A total of 1.84 million vehicles were sold last month in China, a rise of 13.38 percent compared to a year ago, said the China Association of Automobile Manufacturers at a press conference.
The auto sector was among the first industries to show signs of recovery from the domestic economic slowdown, the association said.
In the first four months of 2013, auto sales increased 13.23 percent year on year to reach 7.27 million units in China, the world's largest auto producer and market, according to the figures.
Official data showed that the country's first-quarter economic growth unexpectedly dipped to 7.7 percent, falling short of market expectations.
The Purchasing Managers' Index, which measures manufacturing activity in China, fell to 50.6 percent in April from 50.9 percent in March, further pointing to weakness in the economy's recovering strength. A reading above 50 percent indicates expansion, while a reading below that level indicates contraction.

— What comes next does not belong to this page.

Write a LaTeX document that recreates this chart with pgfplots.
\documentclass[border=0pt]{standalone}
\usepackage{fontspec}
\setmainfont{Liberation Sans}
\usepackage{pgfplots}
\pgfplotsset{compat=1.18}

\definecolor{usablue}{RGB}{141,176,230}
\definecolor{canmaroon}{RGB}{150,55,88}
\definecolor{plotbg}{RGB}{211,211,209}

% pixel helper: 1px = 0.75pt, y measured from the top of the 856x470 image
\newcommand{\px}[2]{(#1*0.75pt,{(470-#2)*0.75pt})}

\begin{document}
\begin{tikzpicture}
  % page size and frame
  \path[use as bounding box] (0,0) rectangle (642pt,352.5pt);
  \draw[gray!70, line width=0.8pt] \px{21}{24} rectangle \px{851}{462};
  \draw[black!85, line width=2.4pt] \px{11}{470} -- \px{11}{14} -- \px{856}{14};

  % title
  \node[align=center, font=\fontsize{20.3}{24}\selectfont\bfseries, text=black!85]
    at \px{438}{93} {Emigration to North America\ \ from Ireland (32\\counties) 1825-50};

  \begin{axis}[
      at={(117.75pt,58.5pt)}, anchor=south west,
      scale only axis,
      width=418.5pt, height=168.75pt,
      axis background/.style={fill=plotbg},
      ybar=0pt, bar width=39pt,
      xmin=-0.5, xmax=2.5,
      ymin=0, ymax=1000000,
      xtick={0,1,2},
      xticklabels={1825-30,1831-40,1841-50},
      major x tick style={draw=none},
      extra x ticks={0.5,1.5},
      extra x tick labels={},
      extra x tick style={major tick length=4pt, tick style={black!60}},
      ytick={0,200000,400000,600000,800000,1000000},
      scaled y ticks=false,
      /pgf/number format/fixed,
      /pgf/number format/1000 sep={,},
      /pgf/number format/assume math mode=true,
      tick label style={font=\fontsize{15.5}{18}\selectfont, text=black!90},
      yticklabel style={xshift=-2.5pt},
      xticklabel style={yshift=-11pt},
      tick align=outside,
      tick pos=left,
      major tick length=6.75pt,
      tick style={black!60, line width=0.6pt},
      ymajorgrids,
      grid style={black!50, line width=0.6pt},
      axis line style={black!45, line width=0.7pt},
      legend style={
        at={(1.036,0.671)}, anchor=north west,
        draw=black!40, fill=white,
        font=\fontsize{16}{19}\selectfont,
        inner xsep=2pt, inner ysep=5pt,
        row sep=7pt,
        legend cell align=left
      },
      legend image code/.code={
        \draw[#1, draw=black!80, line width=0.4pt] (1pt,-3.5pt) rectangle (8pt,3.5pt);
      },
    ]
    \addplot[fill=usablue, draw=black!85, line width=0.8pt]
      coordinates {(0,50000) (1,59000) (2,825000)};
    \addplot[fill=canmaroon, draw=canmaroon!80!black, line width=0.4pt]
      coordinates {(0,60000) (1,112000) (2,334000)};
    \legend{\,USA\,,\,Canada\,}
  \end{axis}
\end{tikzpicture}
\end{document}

Auto production increased 15.29 percent to a total of 1.9 million units in April, bringing the total output of vehicles to 7.27 million in the January-April period, the figures showed.
About 1.44 million passenger cars were sold across the country Last month, up 13 percent from a year ago, while sales of commercial cars climbed 14.9 percent to around 400,000.
Sales of the country's top 10 automakers grew 14.4 percent year on year in the first four months, with the Shanghai-based SAIC Motor selling the most vehicles in the period, the figures showed.